Let $X_t$ be a continuous-time simple random on $\mathbb{Z}$ starting at $0$.
My question is whether $$\lim_{t \to \infty}\mathbb{P}(X_t>k)$$ exists, and if it does, calculate it.
I know that in the discrete case, if $t$ counts steps, then the probability of not returning to the origin in the first $t$ steps is bounded by: $$ \frac{c}{\sqrt{t}}$$ for some constant $c$. But I'm not sure this has something to do with my question. I suppose the limit in my question should be equal to $1$, otherwise the walk would be very tight.
Thanks for your help!
Just elaborating on Sangchul Lee's answer.
Consider the discrete version of this random walk. Denote by $S_n$ the current location in the random walk, then $$S_n = \sum_{i=1}^nX_i$$ where $X_i$ are independent $Ber(\frac{1}{2}$) random variables.
Then, according to the central limit theorem, $\frac{S_n}{n}$ converges in distribution to the normal distribution $N(0,1)$.
Let $k$ be some positive integer, and let $\epsilon > 0$.

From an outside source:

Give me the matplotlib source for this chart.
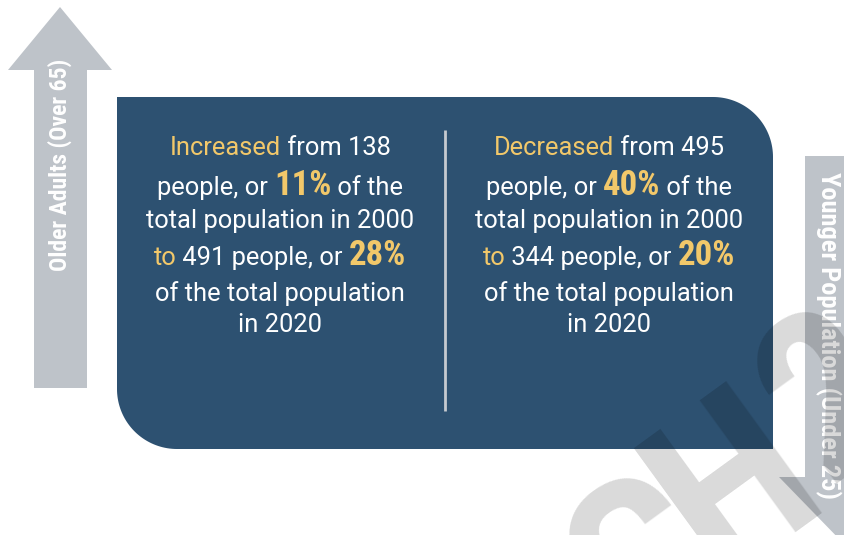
import numpy as np
import matplotlib.pyplot as plt
from matplotlib.patches import Polygon

# data
groups = ["Older Adults (Over 65)", "Younger Population (Under 25)"]
trend = ["Increased", "Decreased"]
people_2000 = [138, 495]
share_2000 = [11, 40]
people_2020 = [491, 344]
share_2020 = [28, 20]

NAVY = '#2d5171'
GOLD = '#f2c86a'
WHITE = '#ffffff'
GREY = '#bec3c9'
BODY = ['Roboto', 'DejaVu Sans']
BOLD = ['Roboto Condensed', 'Roboto', 'DejaVu Sans']
W, H = 844, 535

fig = plt.figure(figsize=(W / 100, H / 100), dpi=100)
ax = fig.add_axes([0, 0, 1, 1])
ax.set_xlim(0, W)
ax.set_ylim(H, 0)
ax.axis('off')


def arc(cx, cy, r, a0, a1, n=40):
    t = np.radians(np.linspace(a0, a1, n))
    return np.column_stack([cx + r * np.cos(t), cy + r * np.sin(t)])


# navy panel, rounded top-right and bottom-left
x0, x1, y0, y1, r = 117, 773, 97, 449, 60
pts = np.vstack([[[x0, y0], [x1 - r, y0]],
                 arc(x1 - r, y0 + r, r, -90, 0),
                 [[x1, y1], [x0 + r, y1]],
                 arc(x0 + r, y1 - r, r, 90, 180)])
ax.add_patch(Polygon(pts, closed=True, facecolor=NAVY, edgecolor='none', zorder=2))

# grey arrows
up = [(34, 388), (34, 70), (8, 70), (60, 7), (112, 70), (87, 70), (87, 388)]
down = [(805, 156), (805, 477), (779, 477), (845, 545), (911, 477), (885, 477), (885, 156)]
ax.add_patch(Polygon(up, closed=True, facecolor=GREY, edgecolor='none', zorder=1))
ax.add_patch(Polygon(down, closed=True, facecolor=GREY, edgecolor='none', zorder=1))

label_kw = dict(ha='center', va='center', fontweight='bold', color=WHITE,
                family=BOLD, zorder=3)
ax.text(60, 165, groups[0], rotation=90, fontsize=17, **label_kw)
ax.text(828, 335, groups[1], rotation=-90, fontsize=19, **label_kw)

# divider
ax.plot([445, 445], [130, 411], color='#c5cad0', lw=2, solid_capstyle='butt', zorder=3)

renderer = fig.canvas.get_renderer()


def rich_line(xc, y, parts):
    texts = []
    for s, color, big in parts:
        if big:
            t = ax.text(0, y, s, color=color, family=BOLD, fontweight='bold', fontsize=25,
                        ha='left', va='baseline', zorder=4)
        else:
            t = ax.text(0, y, s, color=color, family=BODY, fontsize=18.4,
                        ha='left', va='baseline', zorder=4)
        texts.append(t)
    widths = [t.get_window_extent(renderer).width for t in texts]
    x = xc - sum(widths) / 2
    for t, w in zip(texts, widths):
        t.set_x(x)
        x += w


baselines = [155, 195, 228, 265, 301, 332]
centers = [280, 609]
for i in range(2):
    lines = [
        [(trend[i], GOLD, False), (f" from {people_2000[i]}", WHITE, False)],
        [("people, or ", WHITE, False), (f"{share_2000[i]}%", GOLD, True), (" of the", WHITE, False)],
        [("total population in 2000", WHITE, False)],
        [("to", GOLD, False), (f" {people_2020[i]} people, or ", WHITE, False), (f"{share_2020[i]}%", GOLD, True)],
        [("of the total population", WHITE, False)],
        [("in 2020", WHITE, False)],
    ]
    for y, parts in zip(baselines, lines):
        rich_line(centers[i], y, parts)

# faint watermark letters running off the bottom edge
for ch, bx, by in [("C", 686, 620), ("H", 774, 539), ("2", 874, 451)]:
    ax.text(bx, by, ch, rotation=36, rotation_mode='anchor', ha='center', va='baseline',
            fontsize=165, fontweight='bold', family=BOLD,
            color='k', alpha=0.15, zorder=5, clip_on=False)

fig.savefig('out.png', dpi=100, facecolor='white')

For $n$ large enough, $\frac{k}{\sqrt{n}} < \epsilon$.
From this $n$ onwards, $\mathbb{P}(S_n>k)=\mathbb{P}(\frac{S_n}{\sqrt{n}}>\frac{k}{\sqrt{n}})\geq \mathbb{P}(\frac{S_n}{\sqrt{n}}>\epsilon).$
By the definition of convergence in distribution, $\mathbb{P}(\frac{S_n}{\sqrt{n}}>\epsilon)\xrightarrow{n \to \infty} 1 -\phi(\epsilon)$,
where $\phi$ is the cumulative distribution function of the normal distribution.
$\epsilon$ was an arbitrary positive number, so
$\lim_{n\to \infty}\mathbb{P}(S_n>k)\geq \sup_{\epsilon>0}[1-\phi(\epsilon)]=\frac{1}{2}.$
But $\lim_{n\to \infty}\mathbb{P}(S_n>k) \leq \lim_{n\to \infty}\mathbb{P}(S_n>0) = \lim_{n\to \infty}\frac{1}{2} = \frac{1}{2}.$
Thus, $\lim_{n\to \infty}\mathbb{P}(S_n>k) = \frac{1}{2}.$ In particular, $\lim_{n\to \infty}\mathbb{P}(S_n>|k|) = 1.$
P.S. This holds for the continuous version of the random walk because the continuous markov chain is just slowed down / accelerated version of the discrete. So the limiting behaviour, as time approaches infinity, is the same.